Each speaker was to maintain order in the congregation by using, within certain bounds, his gift to speak in a foreign language not known to him (1 Co 14:32,33).

Women were not to speak in public in the assembly (1 Co 14:34,35). 

For no one understands him;

“No one understands” is literally, no one hears, and the metaphorical idea is that no one (who does not speak that language) understands with comprehension. This does not imply that no man living could understand, but that no one present in the assembly could understand. The context of this verse is a diverse assembly of people from different backgrounds in the congregation at Corinth. People came from Europe, Asia, and Africa to trade in Corinth, and they spoke in many languages. These people needed a translation of their languages to understand what was being said (interpretation – 1 Co 14:13). If there was no native speaker of a given language in the congregation, then the language should not be spoken (1 Co 14:10-11). All languages convey meaning (1 Co 14:10-11). If no one was there to translate, there was no point in using the gift.

however, in the spirit he speaks mysteries.

A tongues speaker spoke “in the spirit” as opposed to understanding the language (1 Co 14:14); that is part of the supernatural element of speaking in a foreign language without studying for it. If a speaker cannot understand the language he is speaking, the ideas in the language are not meaningful to him. Since this is so, only the speaker derives benefit from the intention of what he said.
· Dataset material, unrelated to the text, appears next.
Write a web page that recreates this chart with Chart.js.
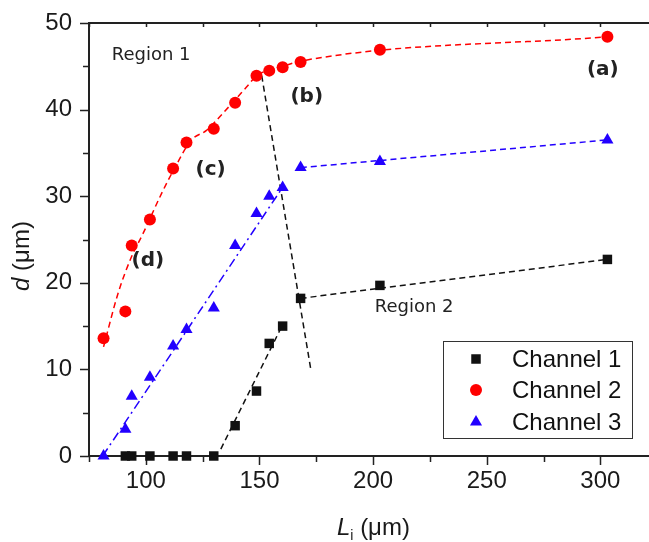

The Greek idea of mystery is a truth not previously disclosed. The word “mystery” does not carry the English concept of something mysterious but something that God has not disclosed yet. The meaning of mystery lies outside the understanding until it is communicated within one’s known language.

PRINCIPLE:

All communication in congregational worship must carry meaning to the listeners.

APPLICATION:

The reason chapter 14 argues for the inferiority of tongues as over against the communication of God’s Word is that if a person sits in the congregation and does not know the language, it is unintelligible to him.